This morning, I finished A Bouquet for the Gardener: Martin Gardner Remembered. This is a tribute book to Martin Gardner, who died in 2010. He is a very important figure in Oz circles. He was one of the earliest champions of Baum and Oz in the 1950s, and co-wrote the groundbreaking book about the two, The Wizard of Oz and Who He Was. He was the executor of Jack Snow's estate, which led to him sharing Jack's correspondence with several noted Oz fans, leading to the formation of the Wizard of Oz Fan Club, now known as the International Wizard of Oz Club. He was a charter member of the Club and the first chairman of its board of directors. (Gardner did not find this out until he saw it in the first issue of The Baum Bugle. Since there was no actual board of directors at the time, it was purely an honorary title.) He was responsible for getting Michael Patrick Hearn to write The Annotated Wizard of Oz and getting it published. He wrote a number of introductions for Dover's editions of Baum's books. He wrote many essays and appreciations of Oz and Baum for many publications, including The Baum Bugle. And he wrote the novel The Visitors from Oz. All of these make Gardner a major figure in Oz circles.
And yet he was better known as a scholar and essayist on Lewis Carroll and the Alice books. His The Annotated Alice not only popularized Carroll and Alice and opened the doors for both to be seriously studied, but it also led to other annotated books, and led to children's literature becoming a field for serious research in academia. He was a founding member of the Lewis Carroll Society of North America. And like Oz, he wrote extensively on Carroll and Alice.
Gardner was also a popularizer of recreational mathematics. His "Mathematical Games" column ran in Scientific American magazine for twenty-five years, and they were reprinted in over a dozen books. Gardner was also a devotee of puzzles and magic, and was interested in all kinds of other fields as well. Needless to say, he had many friends and fans (many of the former started off as the latter), and this book is filled with many essays about Gardner's life and times by many of them. This book is published by the Lewis Carroll Society of North America, and the majority of the book is devoted to Gardner's Carrollian pursuits. (Since Carroll was also a mathematician, even the math ties into Alice.) It even includes some more notes, by Gardner himself, for The Annotated Alice. Yet there is plenty of Oz in this as well, and it was really no surprise to find many writers in this book that I know myself.

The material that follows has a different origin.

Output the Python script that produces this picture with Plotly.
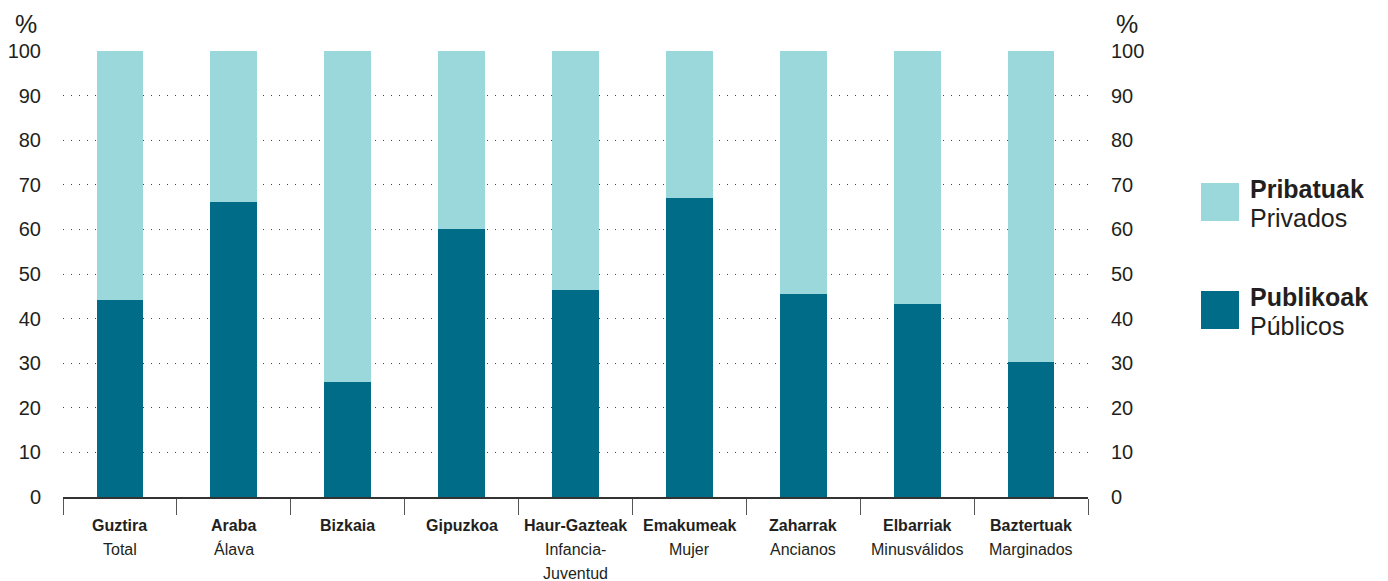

I never had the chance to meet Mr. Gardner, and I dan't think I ever even wrote to him. (I am proud to say, however, that I somehow managed to acquire his copy of the limited edition book publication of L. Frank Baum's skit, The Uplift of Lucifer.) But as both an Oz fan and a mathematics teacher, I feel I owe him a lot, and that he has had a big influence on my life. Through reading this, I think I've gotten to know the man a little better.